1 tbsp White Miso Paste

1 tsp Rice Vinegar

1 tsp Low-Sodium Soy Sauce

1 tsp Olive Oil

PREPARATION

  • 1

    Preheat your oven to 425°F (220°C) and prepare a baking sheet lined with parchment paper.

  • 2

    Cut the cauliflower into 1-inch thick steaks. Reserve any remaining florets for another use or roast separately.

  • 3

    Press the extra firm tofu between paper towels to remove excess moisture and then cut into 1/2-inch slices.

  • 4

    In a shallow dish, combine the almond flour and sesame seeds. Lightly brush the cauliflower steaks and tofu slices with olive oil, then coat them evenly in the almond-sesame mixture.

  • 5

    Place the coated cauliflower steaks and tofu slices on the prepared baking sheet.
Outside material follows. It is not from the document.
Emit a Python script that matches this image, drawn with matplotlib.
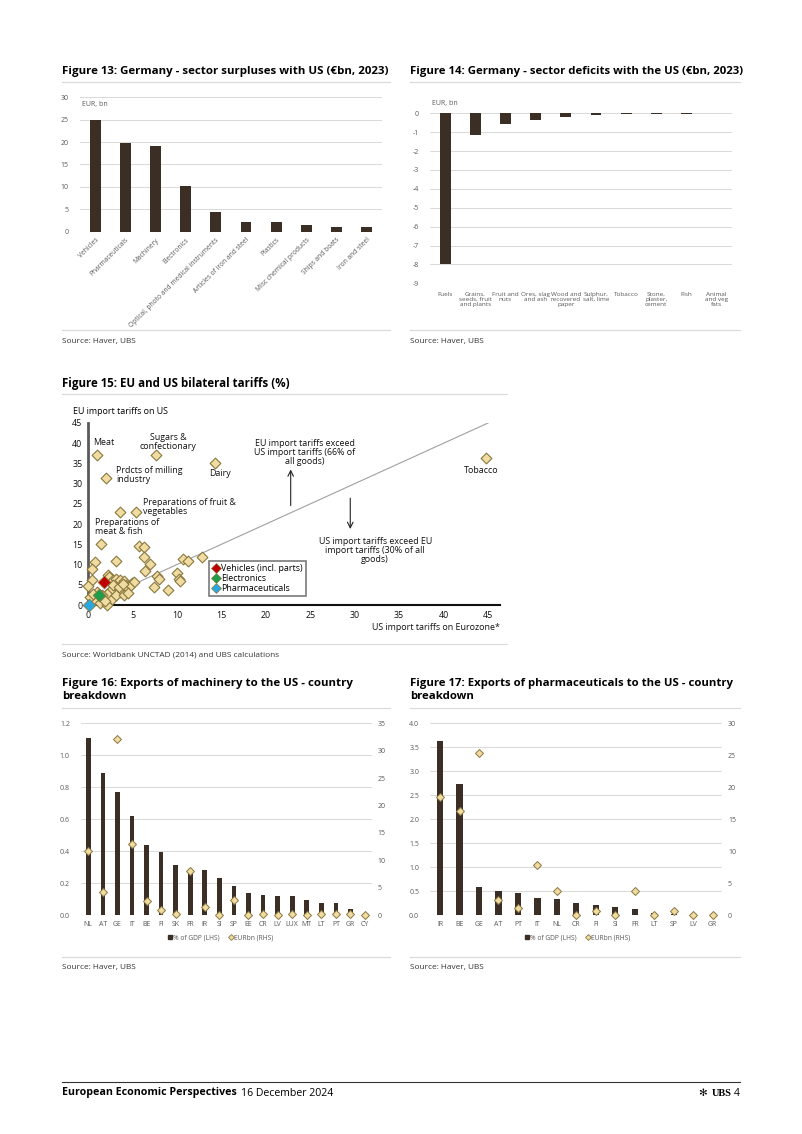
import matplotlib
matplotlib.use("Agg")
import matplotlib.pyplot as plt
import numpy as np
from matplotlib.lines import Line2D

plt.rcParams['font.family'] = ['Open Sans', 'DejaVu Sans']
plt.rcParams['axes.unicode_minus'] = False

# ---------------- data ----------------
surplus_sectors = ["Vehicles", "Pharmaceuticals", "Machinery", "Electronics",
                   "Optical, photo and medical instruments", "Articles of iron and steel",
                   "Plastics", "Misc chemical products", "Ships and boats", "Iron and steel"]
surplus_values = [25.0, 19.9, 19.1, 10.2, 4.3, 2.2, 2.1, 1.5, 1.1, 1.0]

deficit_sectors = ["Fuels", "Grains,\nseeds, fruit\nand plants", "Fruit and\nnuts", "Ores, slag\nand ash",
                   "Wood and\nrecovered\npaper", "Sulphur,\nsalt, lime", "Tobacco", "Stone,\nplaster,\ncement",
                   "Fish", "Animal\nand veg\nfats"]
deficit_values = [-7.98, -1.15, -0.55, -0.35, -0.22, -0.07, -0.05, -0.05, -0.03, -0.01]

# Figure 15: (US tariff on Eurozone, EU tariff on US)
tariff_us = [0.98, 7.7, 14.3, 2.0, 3.6, 5.4, 44.8, 1.5,
             0.8, 0.5, 0.5, 0.0, 3.2, 5.7, 6.3, 6.3, 7.0, 6.4, 7.8, 8.0, 7.4, 9.0,
             10.0, 10.2, 10.4, 10.7, 11.3, 12.8,
             2.2, 2.4, 2.85, 3.2, 3.6, 4.0, 4.3, 4.9, 5.2, 4.6, 4.2, 3.6, 3.0, 2.5,
             2.1, 1.6, 1.3, 0.7, 0.2, 1.3, 2.1, 2.7, 3.2, 4.0, 4.5, 2.8, 3.5, 1.0,
             0.6, 1.9, 3.9]
tariff_eu = [37.1, 37.0, 35.2, 31.3, 23.1, 23.0, 36.3, 15.0,
             10.7, 8.8, 6.2, 4.7, 10.9, 14.6, 14.4, 11.8, 10.1, 8.5, 7.2, 6.4, 4.4, 3.7,
             8.0, 6.4, 5.9, 11.3, 11.0, 11.8,
             7.4, 6.8, 6.2, 6.4, 6.2, 6.0, 5.0, 5.5, 5.6, 4.4, 3.7, 3.3, 4.4, 3.5,
             2.7, 2.5, 1.8, 1.2, 2.1, 0.4, 0.0, 1.4, 2.5, 2.5, 2.9, 5.0, 4.5, 3.2,
             2.6, 1.0, 5.2]
highlight_names = ["Vehicles (incl. parts)", "Electronics", "Pharmaceuticals"]
highlight_us = [1.76, 1.24, 0.1]
highlight_eu = [5.8, 2.5, 0.0]

machinery_countries = ["NL", "AT", "GE", "IT", "BE", "FI", "SK", "FR", "IR", "SI", "SP", "EE",
                       "CR", "LV", "LUX", "MT", "LT", "PT", "GR", "CY"]
machinery_gdp = [1.11, 0.89, 0.77, 0.62, 0.44, 0.396, 0.314, 0.288, 0.284, 0.23, 0.18, 0.137,
                 0.126, 0.122, 0.116, 0.095, 0.076, 0.076, 0.04, 0.002]
machinery_eur = [11.75, 4.16, 32.2, 13.0, 2.6, 1.0, 0.2, 8.07, 1.4, 0.06, 2.65, 0.05,
                 0.1, 0.05, 0.1, 0.05, 0.1, 0.2, 0.1, 0.0]

pharma_countries = ["IR", "BE", "GE", "AT", "PT", "IT", "NL", "CR", "FI", "SI", "FR", "LT",
                    "SP", "LV", "GR"]
pharma_gdp = [3.63, 2.73, 0.60, 0.51, 0.47, 0.36, 0.35, 0.26, 0.215, 0.17, 0.125, 0.04,
              0.03, 0.005, 0.003]
pharma_eur = [18.5, 16.25, 25.3, 2.43, 1.2, 7.8, 3.8, 0.1, 0.6, 0.1, 3.8, 0.0,
              0.6, 0.0, 0.0]

# ---------------- styling ----------------
BAR = '#3B2E25'
GRID = '#D9D9D9'
TICK = '#595959'
TAN = '#F0DBA0'
TAN_EDGE = '#8A7840'

W, H = 802, 1134
fig = plt.figure(figsize=(W / 100, H / 100), dpi=100)


def rect(x0, y0, x1, y1):
    return [x0 / W, 1 - y1 / H, (x1 - x0) / W, (y1 - y0) / H]


def ft(x, y, s, **kw):
    return fig.text(x / W, 1 - y / H, s, **kw)


def hline(x0, x1, y, color='#D9D9D9', lw=0.8):
    fig.add_artist(Line2D([x0 / W, x1 / W], [1 - y / H, 1 - y / H], color=color, lw=lw))


def fit(t, target):
    r = fig.canvas.get_renderer()
    w = t.get_window_extent(r).width
    t.set_fontsize(t.get_fontsize() * target / w)
    return t.get_fontsize()


def style_bar_ax(ax):
    for s in ax.spines.values():
        s.set_visible(False)
    ax.tick_params(length=0, labelsize=5, colors=TICK)
    ax.yaxis.grid(True, color=GRID, lw=0.7)
    ax.set_axisbelow(True)


# ---------------- titles / sources ----------------
t = ft(62, 71.7, "Figure 13: Germany - sector surpluses with US (€bn, 2023)", fontsize=8.5,
       fontweight='bold', va='center', ha='left')
fit(t, 323)
t = ft(410, 71.7, "Figure 14: Germany - sector deficits with the US (€bn, 2023)", fontsize=8.5,
       fontweight='bold', va='center', ha='left')
fit(t, 330)
t = ft(62, 384, "Figure 15: EU and US bilateral tariffs (%)", fontsize=8.5,
       fontweight='bold', va='center', ha='left')
fit(t, 226)
t = ft(62, 683.3, "Figure 16: Exports of machinery to the US - country", fontsize=8.5,
       fontweight='bold', va='center', ha='left')
fs16 = fit(t, 287)
ft(62, 696.7, "breakdown", fontsize=fs16, fontweight='bold', va='center', ha='left')
t = ft(410, 683.3, "Figure 17: Exports of pharmaceuticals to the US - country", fontsize=8.5,
       fontweight='bold', va='center', ha='left')
fs17 = fit(t, 321)
ft(410, 696.7, "breakdown", fontsize=fs17, fontweight='bold', va='center', ha='left')

hline(62, 390, 82)
hline(410, 740, 82)
hline(62, 507, 394)
hline(62, 390, 707.5)
hline(410, 740, 707.5)

hline(62, 390, 330)
hline(410, 740, 330)
hline(62, 507, 644)
hline(62, 390, 956.5)
hline(410, 740, 956.5)

t = ft(62, 341.5, "Source: Haver, UBS", fontsize=7, va='center', ha='left', color='#333333')
fs_src = fit(t, 74)
ft(410, 341.5, "Source: Haver, UBS", fontsize=fs_src, va='center', ha='left', color='#333333')
ft(62, 655, "Source: Worldbank UNCTAD (2014) and UBS calculations", fontsize=fs_src, va='center',
   ha='left', color='#333333')
ft(62, 967.5, "Source: Haver, UBS", fontsize=fs_src, va='center', ha='left', color='#333333')
ft(410, 967.5, "Source: Haver, UBS", fontsize=fs_src, va='center', ha='left', color='#333333')

# ---------------- Figure 13 ----------------
ax13 = fig.add_axes(rect(80, 97.3, 381.7, 231.7))
x13 = np.arange(len(surplus_sectors))
ax13.bar(x13, surplus_values, width=0.36, color=BAR)
ax13.set_xlim(-0.5, len(surplus_sectors) - 0.5)
ax13.set_ylim(0, 30)
ax13.set_yticks(range(0, 31, 5))
ax13.set_xticks(x13)
ax13.set_xticklabels(surplus_sectors, rotation=45, ha='right', rotation_mode='anchor')
style_bar_ax(ax13)
ax13.tick_params(axis='y', pad=8)
ax13.tick_params(axis='x', labelsize=4.8)
ax13.text(0.005, 0.945, "EUR, bn", transform=ax13.transAxes, fontsize=5, color=TICK, va='center')

# ---------------- Figure 14 ----------------
ax14 = fig.add_axes(rect(430, 113.3, 731.7, 283.3))
x14 = np.arange(len(deficit_sectors))
ax14.bar(x14, deficit_values, width=0.36, color=BAR)
ax14.set_xlim(-0.5, len(deficit_sectors) - 0.5)
ax14.set_ylim(-9, 0)
ax14.set_yticks(range(-9, 1))
ax14.set_xticks(x14)
ax14.set_xticklabels(deficit_sectors, linespacing=1.0)
style_bar_ax(ax14)
ax14.tick_params(axis='y', pad=8)
ax14.tick_params(axis='x', pad=6, labelsize=4.6)
ax14.text(0.005, 1.055, "EUR, bn", transform=ax14.transAxes, fontsize=5, color=TICK, va='center')

# ---------------- Figure 15 ----------------
xmax15 = 46.4
ax15 = fig.add_axes(rect(88, 423, 88 + xmax15 * 8.89, 605))
ax15.set_xlim(0, xmax15)
ax15.set_ylim(0, 45)
ax15.plot([0, 45], [0, 45], color='#A0A0A0', lw=0.8, zorder=1)
ax15.scatter(tariff_us, tariff_eu, marker='D', s=30, facecolor=TAN, edgecolor=TAN_EDGE,
             linewidth=0.8, zorder=3, clip_on=False)
hl_colors = ['#C00000', '#1E9E4A', '#2AA7DF']
handles = []
for name, hx, hy, c in zip(highlight_names, highlight_us, highlight_eu, hl_colors):
    ax15.scatter([hx], [hy], marker='D', s=42, facecolor=c, edgecolor=TAN_EDGE, linewidth=0.6,
                 zorder=4, clip_on=False)
    handles.append(Line2D([], [], marker='D', linestyle='none', markersize=5.5,
                          markerfacecolor=c, markeredgecolor=TAN_EDGE, markeredgewidth=0.5,
                          label=name))
for s in ['top', 'right']:
    ax15.spines[s].set_visible(False)
ax15.spines['left'].set_color('#595959')
ax15.spines['left'].set_linewidth(2.0)
ax15.spines['bottom'].set_color('#111111')
ax15.spines['bottom'].set_linewidth(1.5)
ax15.set_xticks(range(0, 46, 5))
ax15.set_yticks(range(0, 46, 5))
ax15.tick_params(length=0, pad=4, colors='#111111')

t = ft(73, 411, "EU import tariffs on US", fontsize=7, va='center', ha='left')
fs15 = fit(t, 96)
ax15.tick_params(labelsize=fs15)
ann = dict(fontsize=fs15, color='#111111', va='center', linespacing=1.0)
ax15.text(0.56, 40.1, "Meat", ha='left', **ann)
ax15.text(9.0, 40.3, "Sugars &\nconfectionary", ha='center', **ann)
ax15.text(3.2, 32.2, "Prdcts of milling\nindustry", ha='left', **ann)
ax15.text(13.6, 32.4, "Dairy", ha='left', **ann)
ax15.text(6.2, 24.3, "Preparations of fruit &\nvegetables", ha='left', **ann)
ax15.text(0.79, 19.3, "Preparations of\nmeat & fish", ha='left', **ann)
ax15.text(24.4, 37.7, "EU import tariffs exceed\nUS import tariffs (66% of\nall goods)", ha='center', **ann)
ax15.text(32.3, 13.4, "US import tariffs exceed EU\nimport tariffs (30% of all\ngoods)", ha='center', **ann)
ax15.text(44.2, 33.2, "Tobacco", ha='center', **ann)
ax15.annotate("", xy=(22.8, 34.2), xytext=(22.8, 23.9),
              arrowprops=dict(arrowstyle='->', color='#222222', lw=0.8))
ax15.annotate("", xy=(29.5, 18.1), xytext=(29.5, 27.1),
              arrowprops=dict(arrowstyle='->', color='#222222', lw=0.8))
ft(500, 628, "US import tariffs on Eurozone*", fontsize=fs15, va='center', ha='right', color='#111111')
leg = ax15.legend(handles=handles, loc='upper left',
                  bbox_to_anchor=((209 - 88) / (xmax15 * 8.89), (605 - 561) / 182),
                  frameon=True, fancybox=False, fontsize=fs15, handletextpad=0.1,
                  borderpad=0.3, labelspacing=0.15, handlelength=1.0, borderaxespad=0)
leg.get_frame().set_edgecolor('#595959')
leg.get_frame().set_linewidth(1.2)

# ---------------- Figure 16 / 17 ----------------
def dual_chart(box, cats, gdp, eur, lmax, lstep, rmax, rstep, lfmt, legx):
    ax = fig.add_axes(rect(*box))
    x = np.arange(len(cats))
    ax.bar(x, gdp, width=0.32, color=BAR, zorder=2)
    ax.set_xlim(-0.5, len(cats) - 0.5)
    ax.set_ylim(0, lmax)
    ax.set_yticks(np.arange(0, lmax + 1e-9, lstep))
    ax.set_yticklabels([lfmt.format(v) for v in np.arange(0, lmax + 1e-9, lstep)])
    ax.set_xticks(x)
    ax.set_xticklabels(cats)
    style_bar_ax(ax)
    ax.tick_params(axis='y', pad=8)
    ax.tick_params(axis='x', pad=4)
    ax2 = ax.twinx()
    ax2.set_ylim(0, rmax)
    ax2.set_yticks(np.arange(0, rmax + 1e-9, rstep))
    ax2.set_yticklabels([str(int(v)) for v in np.arange(0, rmax + 1e-9, rstep)])
    for s in ax2.spines.values():
        s.set_visible(False)
    ax2.tick_params(length=0, labelsize=5, colors=TICK, pad=4)
    ax2.plot(x, eur, linestyle='none', marker='D', markersize=4, markerfacecolor=TAN,
             markeredgecolor=TAN_EDGE, markeredgewidth=0.7, zorder=3, clip_on=False)
    h = [Line2D([], [], marker='s', linestyle='none', markersize=3, color=BAR, label='% of GDP (LHS)'),
         Line2D([], [], marker='D', linestyle='none', markersize=3, markerfacecolor=TAN,
                markeredgecolor=TAN_EDGE, markeredgewidth=0.6, label='EURbn (RHS)')]
    fig.legend(handles=h, loc='center', bbox_to_anchor=(legx / W, 1 - 938.3 / H), ncol=2,
               frameon=False, fontsize=4.8, handletextpad=0.0, columnspacing=1.2,
               handlelength=1.0, labelcolor=TICK)
    return ax, ax2


dual_chart((81, 723.3, 372.3, 915), machinery_countries, machinery_gdp, machinery_eur,
           1.2, 0.2, 35, 5, "{:.1f}", 220)
dual_chart((430.3, 723.3, 722.4, 915.3), pharma_countries, pharma_gdp, pharma_eur,
           4.0, 0.5, 30, 5, "{:.1f}", 577)

# ---------------- footer ----------------
hline(62, 740, 1082, color='#333333', lw=0.8)
t = ft(62, 1093, "European Economic Perspectives", fontsize=7.5, fontweight='bold', va='center', ha='left')
fit(t, 173)
t = ft(241, 1093, "16 December 2024", fontsize=7.5, va='center', ha='left')
fit(t, 92)
ft(712, 1093, "UBS", fontsize=7.5, fontweight='bold', va='center', ha='left', family='Liberation Serif')
ft(703, 1093, "✻", fontsize=7.5, va='center', ha='center', family='DejaVu Sans')
ft(740, 1093, "4", fontsize=7.5, va='center', ha='right')

fig.savefig("out.png", dpi=100)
Roast in the preheated oven for 25-30 minutes until golden and crispy, flipping halfway through for even crisping.

  • 6

    While the steaks roast, prepare the ginger-miso sauce by whisking together the white miso paste, grated ginger, rice vinegar, low-sodium soy sauce, and a splash of water in a small bowl.

  • 7

    Once roasted, plate the cauliflower steaks and tofu. Drizzle the ginger-miso sauce over the top, and serve immediately, enjoying the contrast of crispy textures and tangy, savory flavors.